Slovenia liquidated two of its smaller banks, Probanka d.d. and Factor Banka d.d., in a move described by Central Bank Governor Bostjan Jazbec as a preemptive action to avoid the fate of Cyprus.
“This measures have been taken to stop a possible deposit withdrawal from other banks,” Jazbec told reporters in the capital Ljubljana yesterday. “The central bank and the government are trying to avoid the Cyprus scenario.”
Burdened by non-performing loans equaling about a fifth of the Slovenian economy, the Adriatic nation’s mostly state-owned banks pushed it to the brink of a bailout in March after Cyprus’s rescue triggered a sell-off in weaker euro-region assets.
Factor Banka, based in Ljubljana, and Probanka, based in the north-eastern city of Maribor, with combined total assets of about 2 billion euros ($2.6 billion), will faced supervised liquidation, Jazbec said.
Lenders including Nova Ljubljanska Banka d.d., Slovenia’s largest, are struggling under the weight of rising bad loans, after five quarters of recession pushed overburdened companies into bankruptcy and depleted lenders’ capital.
“Although an expected step into the right direction, the move to wind down both banks has been delayed for too long,” said Andraz Grahek, managing partner at Capital Genetics in Ljubljana.
The cost of liquidation of Probanka and Factor Banka will be borne first by owners, followed by holders of subordinated debt, Finance Minister Uros Cufer said at the joint press conference with Jazbec yesterday.
Even so, Slovenia will issue state guarantees of 490 million euros for Probanka and 540 million euros for Factor Banka “that will ensure an unhindered liquidity and normal fulfillment of obligations of both banks to ordinary creditors,” Banka Slovenije said in an e-mailed statement. The European Union said the guarantees were given temporary approval.
Capital Genetics’ Grahek called the state support “shocking” and questioned why “the failure of two privately owned banks that are neither material or systemic has prompted the government to issue guarantees of round 1 billion euros to provide liquidity and cover losses that should have been taken by creditors and deposit holders.”

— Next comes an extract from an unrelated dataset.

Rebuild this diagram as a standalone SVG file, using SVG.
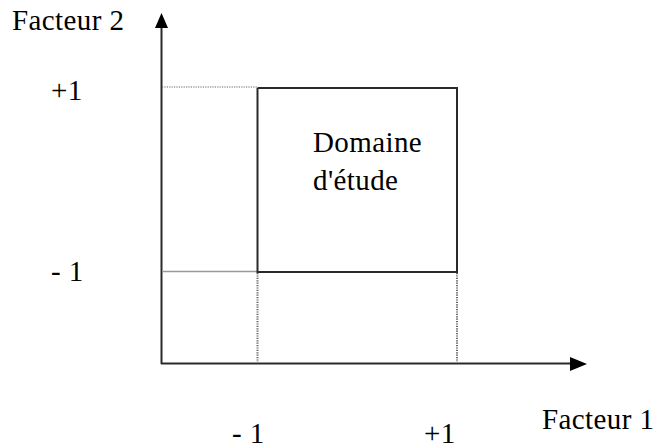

“This is against the concept of the banking union and transfers unnecessary burden to public finances,” he said. “I believe this is a mistake that can backfire and shows there is a state of panic.”
Prime Minister Alenka Bratusek’s government has delayed a fix of the bank industry originally planned for the end of June due to a dispute with the European Union over banks’ capital needs and the value of their bad assets.
Factor Banka reported a loss of 5.3 million euros in the first half, compared with a 2.9 million-euro profit a year earlier. Assets declined 11 percent to 913 million euros at the end of June from the end of 2012. Among the bank’s owners is Nova Kreditna Banka Maribor d.d., Slovenia’s second-biggest lender, with a 10 percent holding, according to Factor Banka’s semi-annual report.
Probanka’s first-half loss narrowed to 6.8 million euros from 12.5 million euros a year earlier. Assets declined 5 percent to 981 million euros.
Cumulative 2013 losses in Slovenia’s bank system reached 215.6 million euros in June, doubling from May, according to data the central bank released Sept. 2. Loan-loss provisions rose to 7.54 billion euros, or 16.3 percent of all outstanding loans, the central bank said.